While an undergraduate Cayley published a paper on determinants, a subject connected with solving linear equations and one which was widely studied in the nineteenth century. Cayley introduced the array of coefficients within the now familiar vertical lines. His fresh choice of notation and his delight in coupling algebra with geometry indicates a rich vein in his work. Determinants became one of his favourite subjects and as a newly elected fellow of the Cambridge Philosophical Society he went on to describe n-dimensional determinants in a wide-ranging paper early in 1843. Although young, Cayley was familiar with the works of the European masters: Gabriel Cramer, étienne Bezout, Pierre Simon Laplace, Augustin Cauchy, and his 'illustrious' Carl Gustav Jacob Jacobi.

In 1844 Cayley discovered the work of George Boole on linear transformations, and in correspondence with him made the first steps in what was to become his best-known contribution to mathematics--invariant theory, as this subject became known in the 1850s. The general notion of an 'invariant' in mathematics is of a value or algebraic form dependent on variables subject to change but which itself does not change. For example, the area of a triangle in which a vertex is allowed to vary along a line parallel to its base is an invariant since it has the same value whatever the actual position of the vertex. Recognizing that a determinant was a special case of an invariant, Cayley introduced the term 'hyperdeterminant'. During the course of the nineteenth century there emerged two principal methods for generating invariants and it is significant that the seeds of both methods can be found in Cayley's early papers.

The year 1845 was an annus mirabilis in which Cayley published thirteen papers on a wide range of subjects. It was typical of his ability to recognize promising ideas that he was the first to write a paper on quaternions after their discovery by Sir William Rowan Hamilton in October 1843. Shortly afterwards, Cayley introduced the algebra of octonions as a generalization of quaternions. Invariant theory and quaternions became the two most intensively studied algebraic subjects in Britain during the second half of the century. Cayley made important contributions to each and was especially alive to the links between these two branches of mathematics.

In 1846 Cayley left Trinity College and entered Lincoln's Inn as a pupil of the celebrated conveyancing counsel Jonathan Henry Christie. He was called to the bar on 3 May 1849. During this period he maintained his research in mathematics and met his lifelong friend James Joseph Sylvester, who was also studying for the bar. In 1850 Cayley's father died, leaving him effectively head of the family. His brother lost money through financial speculation and his sisters, Sophia and Henrietta Caroline, were (and remained) unmarried. On 3 June 1852 Cayley was elected to the Royal Society and after only one year was proposed for a royal medal.
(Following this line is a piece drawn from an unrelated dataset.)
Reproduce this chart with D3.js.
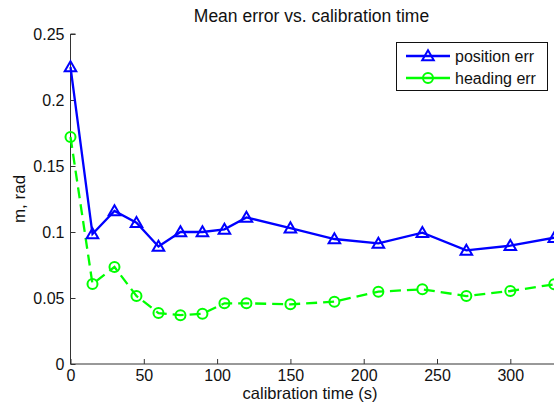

Charles Darwin won one that year, but Cayley was awarded the medal in 1859.

From his days as a young fellow of Trinity College, Cayley had published regularly in the continental publications Journal des Mathématiques Pures et Appliquées and Journal für die Reine und Angewandte Mathematik. He performed the invaluable service of summarizing achievements of continental mathematicians by publishing extracts in the Cambridge Mathematical Journal and other English journals. In this vein he outlined the theory of groups instigated by évariste Galois about 1830 and, in a paper published in 1854, generalized it in the context of the calculus of operations. Cayley also published a major memoir on matrices in 1858. In this theory arrays of quantities called matrices are treated as single entities and the subject later became pivotal in the mathematics of the twentieth century. Other mathematicians had recognized that matrices were important, but Cayley felt the impetus to draw together the main ideas from which the theory could advance. He also discovered, independently of Hamilton, the striking theorem in the theory of matrices now known as the Cayley-Hamilton theorem.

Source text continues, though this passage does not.